Students have been involved in all stages of the project, including the call for participants, thinking through issues of accessibility, graphic design challenges, and conceiving of art projects that celebrate cultural and community pride. For anyone wanting to work in community engagement, these are invaluable skills and ones that make the experience noteworthy for students.

Grounds to wonder

An undergraduate studying political science, Joe Maxwell signed up for the class as part of his minor in urban studies. “I didn’t realize we’d be doing so much in the community,” he says. “A lot of classes about social justice talk about theories and ideas but don’t actually do anything.”

His thoughts are echoed by Holland Larned, an undergraduate theater major who is also getting a social justice certificate. “The class has given me grounds to wonder what a piece of art is doing.

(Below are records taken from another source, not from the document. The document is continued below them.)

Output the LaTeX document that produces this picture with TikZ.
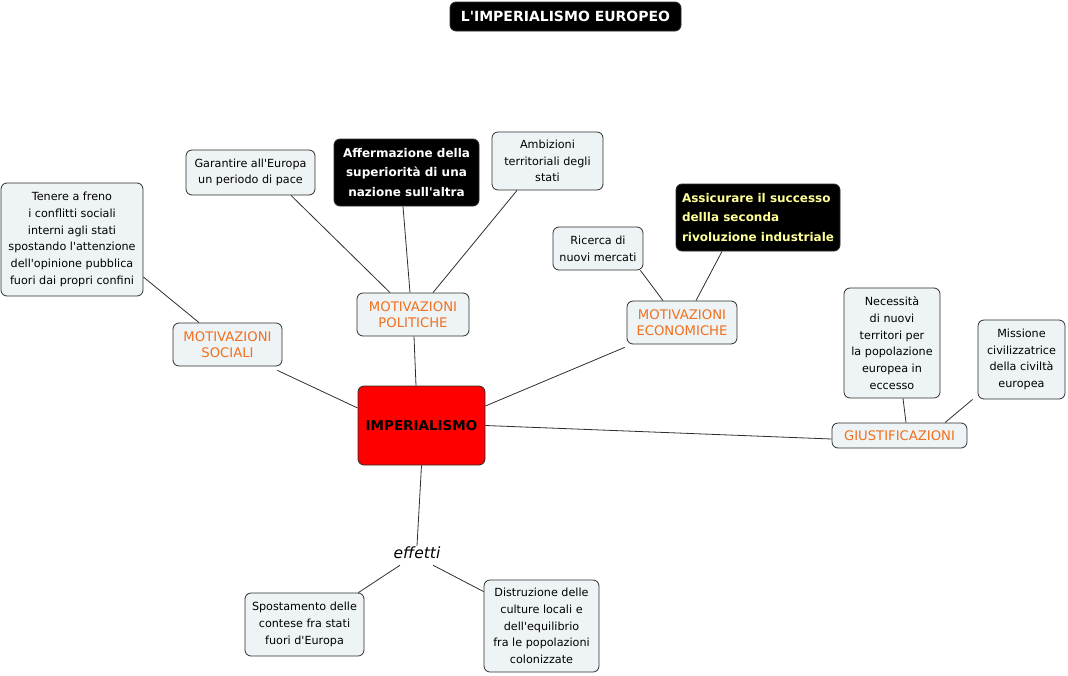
\documentclass[tikz,border=0pt]{standalone}
\usepackage{fontspec}
\setmainfont{DejaVu Sans}
\usetikzlibrary{calc}
\newcommand{\ap}{\textquotesingle}
\definecolor{boxfill}{HTML}{EEF3F5}
\definecolor{boxline}{HTML}{2E2E2E}
\definecolor{orangetxt}{HTML}{F0701E}
\definecolor{yellowtxt}{HTML}{FFFF99}
\tikzset{
  base/.style={rounded corners=6pt, draw=boxline, line width=0.8pt, inner sep=0pt, align=center,
    font=\fontsize{11.2}{16.8}\selectfont},
  lightbox/.style={base, fill=boxfill, text=black},
  catbox/.style={base, fill=boxfill, text=orangetxt, font=\fontsize{13.2}{16}\selectfont},
  darkbox/.style={base, fill=black, text=white, font=\bfseries\fontsize{12}{19.5}\selectfont},
  link/.style={draw=boxline, line width=0.8pt},
}
\begin{document}
\begin{tikzpicture}[x=1pt,y=-1pt]
\useasboundingbox (0,0) rectangle (1068,675);
% title
\node[base, fill=black, text=white, font=\bfseries\fontsize{14}{16}\selectfont,
  minimum width=231pt, minimum height=29pt] (title) at (565.5,16.5) {L\ap IMPERIALISMO EUROPEO};
% nodes
\node[lightbox, minimum width=142pt, minimum height=113pt] (ten) at (72,239.5)
  {Tenere a freno\\i conflitti sociali\\interni agli stati\\spostando l\ap attenzione\\dell\ap opinione pubblica\\fuori dai propri confini};
\node[lightbox, minimum width=129pt, minimum height=45pt] (gar) at (250.5,172.5)
  {Garantire all\ap Europa\\un periodo di pace};
\node[darkbox, minimum width=145pt, minimum height=67pt] (aff) at (406.5,172.5)
  {Affermazione della\\superiorità di una\\nazione sull\ap altra};
\node[lightbox, minimum width=111pt, minimum height=58pt] (amb) at (547.5,161)
  {Ambizioni\\territoriali degli\\stati};
\node[catbox, minimum width=112pt, minimum height=43pt] (pol) at (413,314.5)
  {MOTIVAZIONI\\POLITICHE};
\node[catbox, minimum width=109pt, minimum height=43pt] (soc) at (227.5,344.5)
  {MOTIVAZIONI\\SOCIALI};
\node[lightbox, minimum width=90pt, minimum height=43pt] (ric) at (598,248.5)
  {Ricerca di\\nuovi mercati};
\node[darkbox, text=yellowtxt, align=left, minimum width=164pt, minimum height=67pt] (ass) at (758,217.5)
  {Assicurare il successo\\dellla seconda\\rivoluzione industriale};
\node[catbox, minimum width=110pt, minimum height=43pt] (eco) at (682,322.5)
  {MOTIVAZIONI\\ECONOMICHE};
\node[lightbox, minimum width=96pt, minimum height=110pt] (nec) at (892,343)
  {Necessità\\di nuovi\\territori per\\la popolazione\\europea in\\eccesso};
\node[lightbox, minimum width=87pt, minimum height=79pt] (mis) at (1021.5,359.5)
  {Missione\\civilizzatrice\\della civiltà\\europea};
\node[catbox, minimum width=135pt, minimum height=25pt] (giu) at (899.5,435.5)
  {GIUSTIFICAZIONI};
\node[base, fill=red, text=black, font=\bfseries\fontsize{13.5}{15}\selectfont,
  minimum width=127pt, minimum height=79pt] (imp) at (421.5,425.5) {IMPERIALISMO};
\node[inner sep=1pt, font=\itshape\fontsize{15.5}{17}\selectfont] (eff) at (417,553) {effetti};
\node[lightbox, minimum width=119pt, minimum height=63pt] (spo) at (304.5,624.5)
  {Spostamento delle\\contese fra stati\\fuori d\ap Europa};
\node[lightbox, minimum width=115pt, minimum height=92pt] (dis) at (541.5,626)
  {Distruzione delle\\culture locali e\\dell\ap equilibrio\\fra le popolazioni\\colonizzate};
% connectors
\draw[link] ([yshift=-37.5pt]ten.east) -- ([xshift=-28.5pt]soc.north);
\draw[link] ([yshift=-4pt,xshift=-5pt]soc.south east) -- ([yshift=17.5pt]imp.west);
\draw[link] ([xshift=40.5pt]gar.south) -- ([xshift=-23pt]pol.north);
\draw[link] ([xshift=-3.5pt]aff.south) -- ([xshift=-3pt]pol.north);
\draw[link] ([xshift=-30.5pt]amb.south) -- ([xshift=20pt]pol.north);
\draw[link] ([xshift=1pt]pol.south) -- ([xshift=-5.5pt]imp.north);
\draw[link] ([xshift=-3pt]ric.south east) -- ([xshift=-19pt]eco.north);
\draw[link] ([xshift=-36pt]ass.south) -- ([xshift=14pt]eco.north);
\draw[link] ([xshift=-2pt,yshift=-3pt]eco.south west) -- ([yshift=19.5pt]imp.east);
\draw[link] (imp.east) -- ([yshift=-3.5pt]giu.west);
\draw[link] ([xshift=11pt]nec.south) -- ([xshift=6.5pt]giu.north);
\draw[link] ([xshift=-5pt]mis.south west) -- ([xshift=45.5pt]giu.north);
\draw[link] (imp.south) -- (eff.north);
\draw[link] ([xshift=-17pt,yshift=-5pt]eff.south) -- ([xshift=-6pt]spo.north east);
\draw[link] ([xshift=16pt,yshift=-5pt]eff.south) -- ([yshift=-12pt]dis.north west);
\end{tikzpicture}
\end{document}
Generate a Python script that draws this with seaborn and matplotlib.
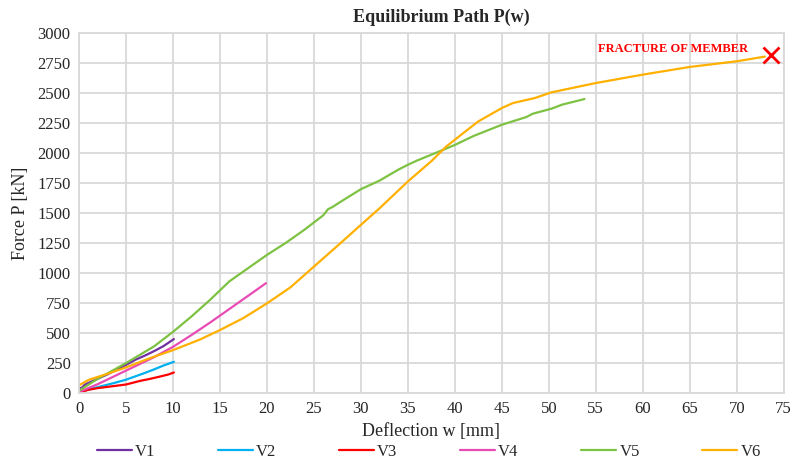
import matplotlib
matplotlib.use("Agg")
import matplotlib.pyplot as plt
import seaborn as sns
import pandas as pd

# deflection w [mm] / force P [kN] for each specimen
w_v1 = [0, 0.3, 0.6, 1, 2, 3, 4, 5, 6, 7, 8, 9, 10.1]
p_v1 = [40, 45, 70, 85, 120, 155, 195, 235, 278, 312, 350, 392, 450]

w_v2 = [0, 1, 2, 3, 4, 5, 6, 7, 8, 9, 10.1]
p_v2 = [10, 30, 50, 70, 90, 112, 140, 168, 198, 230, 261]

w_v3 = [0, 1, 2, 3, 4, 5, 5.8, 6.5, 7.5, 8.5, 9.5, 10.1]
p_v3 = [5, 28, 42, 52, 62, 72, 88, 102, 118, 136, 155, 172]

w_v4 = [0, 2, 4, 6, 8, 10, 12, 14, 16, 18, 19.9]
p_v4 = [10, 75, 150, 225, 300, 385, 485, 590, 700, 810, 915]

w_v5 = [0, 2, 5, 8, 10, 12, 14, 16, 18, 20, 22, 24, 25, 26, 26.5, 27, 28, 30,
        32, 34, 35, 36, 38, 40, 42, 45, 47.6, 48.3, 50.3, 51.4, 53.8]
p_v5 = [20, 120, 250, 390, 510, 640, 780, 930, 1040, 1150, 1250, 1360, 1420,
        1480, 1530, 1550, 1600, 1697, 1769, 1860, 1900, 1936, 2000, 2065, 2140,
        2233, 2297, 2325, 2367, 2400, 2447]

w_v6 = [0, 1, 2, 3, 5, 7.5, 10, 12.9, 15, 17.5, 20, 22.5, 25, 27.5, 30, 32, 35,
        37.5, 39.1, 41, 42.5, 45, 46.2, 48.5, 50.3, 55, 60, 65, 70, 73]
p_v6 = [65, 110, 135, 160, 214, 290, 358, 447, 525, 625, 747, 880, 1053, 1225,
        1400, 1539, 1761, 1930, 2053, 2170, 2261, 2372, 2414, 2455, 2503, 2580,
        2650, 2714, 2761, 2800]

fracture_w = [73.6]
fracture_p = [2812]

names = ["V1", "V2", "V3", "V4", "V5", "V6"]
colors = ["#7030A0", "#00B0F0", "#FF0000", "#E84BB4", "#7DC242", "#FFB000"]

frames = []
for name, w, p in zip(names, [w_v1, w_v2, w_v3, w_v4, w_v5, w_v6],
                      [p_v1, p_v2, p_v3, p_v4, p_v5, p_v6]):
    frames.append(pd.DataFrame({"w": w, "P": p, "Series": name}))
df = pd.concat(frames, ignore_index=True)

sns.set_style("white")
plt.rcParams["font.family"] = ["Liberation Serif", "DejaVu Serif"]

fig = plt.figure(figsize=(7.94, 4.62), dpi=100)
ax = fig.add_axes([0.0995, 0.149, 0.8875, 0.7805])

sns.lineplot(data=df, x="w", y="P", hue="Series", palette=colors,
             sort=False, estimator=None, linewidth=1.6, ax=ax, legend=True)

ax.plot(fracture_w, fracture_p, marker="x", color="red", markersize=11,
        markeredgewidth=2, linestyle="none")
ax.text(71.2, 2862, "FRACTURE OF MEMBER", color="red", fontsize=9,
        fontweight="bold", ha="right", va="center")

ax.set_xlim(0, 75)
ax.set_ylim(0, 3000)
ax.set_xticks(range(0, 76, 5))
ax.set_yticks(range(0, 3001, 250))
ax.grid(True, color="#D9D9D9", linewidth=1.3)
for s in ax.spines.values():
    s.set_color("#D9D9D9")
    s.set_linewidth(1.3)
ax.tick_params(length=0, labelsize=12, pad=6)

ax.set_xlabel("Deflection w [mm]", fontsize=13, labelpad=4)
ax.set_ylabel("Force P [kN]", fontsize=13, labelpad=6)
ax.set_title("Equilibrium Path P(w)", fontsize=13, fontweight="bold", pad=8,
             x=0.514)

handles, labels = ax.get_legend_handles_labels()
ax.get_legend().remove()
fig.legend(handles, labels, ncol=6, loc="center", bbox_to_anchor=(0.54, 0.022),
           frameon=False, fontsize=12, handlelength=2.1, handletextpad=0.2,
           columnspacing=3.75)

fig.savefig("out.png", dpi=100)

When can you call a piece of art activist.”

These questions are alive in the public art walk, which includes a sculpture depicting the Jones Town massacre, a mosaic in the Brain Sciences building that was created via a fund for public art that the Iowa legislature has since dismantled, and neon lighting outside a LGBTQ bar that provides safety to its patrons.

The students themselves are also part of the appeal of the class, though many aren’t aware of this quality when they register. After becoming siloed in specific academic approaches within their home departments, they find it exciting to hear other perspectives and approaches. As Hink, who already has a job secured in Denver, CO, says, “It’s important to know how other people think. I mean, I’m not going to work with people who have the same training and background I do!”